Crítica 'Timbuktú'

Terror y silencio

Timbuktú. Drama, Mauritania-Francia, 2014, 100 min. Dirección: Abderrahmande Sissako. Guión: A. Sissako, Kessen Tall. Fotografía: Eliane El Fani. Música: Amine Bouhafa. Intérpretes: Abel Jafri, Hichem Yacoubi, Kettly Noël, Pino Desperado, Toulou Kiki, Ibrahim Ahmed, Layla Walet Mohamed.

La actualidad se ha aliado con la nueva película del mauritano Abderrahmane Sissako, uno de los contados cineastas africanos que consigue abrirse paso en los principales festivales y carteleras occidentales (La vida en la Tierra, Heremakono, Bamako), propulsando su mensaje en favor de la dignidad humana en un momento en el que el yihadismo ocupa portadas y telediarios con su escalada de violencia, crimen y sus alardes hollywoodienses de puesta en escena del terror. Su concurso en la sección oficial de Cannes y la inesperada candidatura al Oscar también han ayudado mucho a que podamos verla en los cines españoles.

A partir de la historia real de dos amantes lapidados en Malí en 2006, Timbuktú nos acerca a la ciudad (mítica) del título para contar un extraño cuento moral que se mueve a mitad de camino entre un realismo crudo con deslumbrantes fogonazos líricos e incluso humor y una densidad simbólica que confiere al relato y a sus personajes una cualidad ancestral a la que el espectador occidental no está del todo acostumbrado.

Con todo, es ésta una película de apariencia sencilla y transparente, de propósito didáctico y humanismo desbordante, lo que no resta para que encontremos en ella soluciones narrativas (ecos, rimas, retornos, círculos) y detalles que nos hacen pensar en un modelo distinto.

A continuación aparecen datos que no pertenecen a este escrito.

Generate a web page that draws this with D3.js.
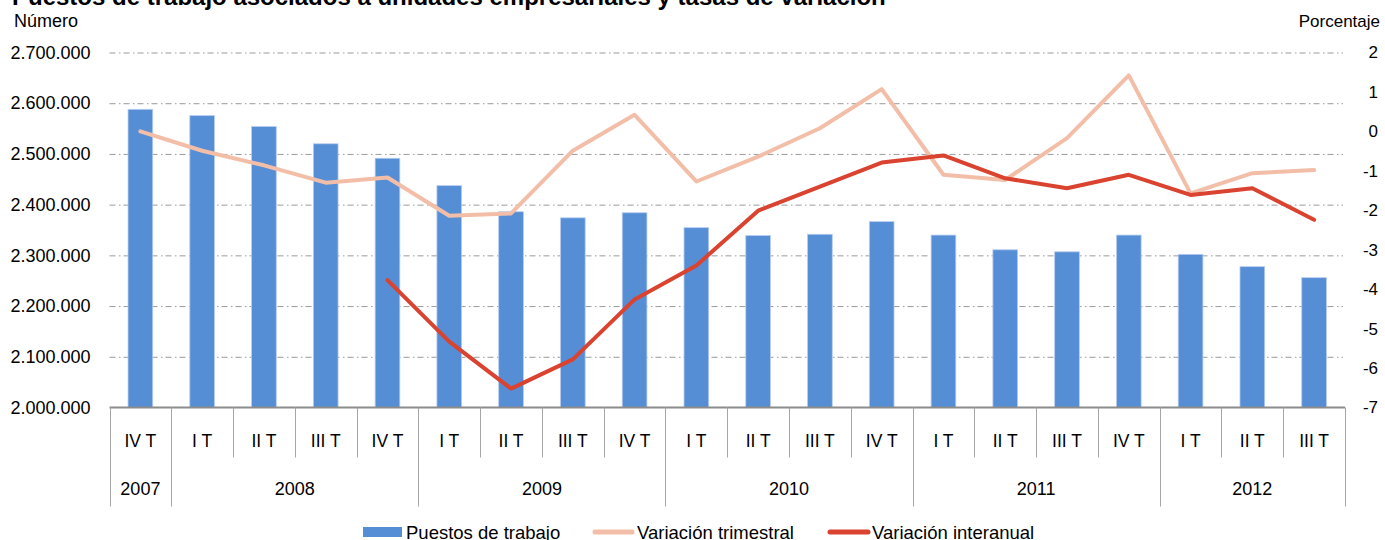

La coralidad, la dispersión, el rosario de personajes que, como la mujer loca, simboliza el reducto de resistencia y libertad irreductible, el seguimiento en paralelo de varios sucesos que van construyendo poco a poco la atmósfera del miedo engendrada por los (improvisados, chapuceros) comandos islamistas mientras los habitantes se aferran a sus vidas normales, hacen de Timbuktú una suerte de fresco que trasciende lo meramente local y antropológico para funcionar como gran relato sobre la dictadura del terror islamista, la ausencia de justicia y la lucha por la dignidad (a través del amor) como débil pero único recurso para la supervivencia de la comunidad.

En Timbuktú se prohíbe fumar, cantar, reunirse o jugar al fútbol, pero las gentes cantan clandestinamente las más hermosas canciones, los niños juegan un partido sin pelota, las mujeres desafían la prohibición de cubrirse hasta las cejas y hasta los propios policías de terror fuman a escondidas y dudan de su propio cometido.

Sissako va componiendo con todo ello un filme que camina libre, sigiloso y en voz baja por un paisaje hermoso pero herido, entre una luz de atardeceres ambarinos que preludian noches vigiladas por las metralletas, en una arena manchada de sangre de familias rotas y separadas para siempre.

Resulta tentador decir, con cierta condescendencia occidental, que Timbuktú es una "película necesaria", pero no caeremos en ese tópico, porque es mucho más que un film-denuncia o un film-panfleto; es simplemente un film distinto, hermoso y doliente, de esos que ayudan a limpiar un poco las pupilas de su espectador, sin temor a incomodarlo y a que se haga preguntas por sí mismo.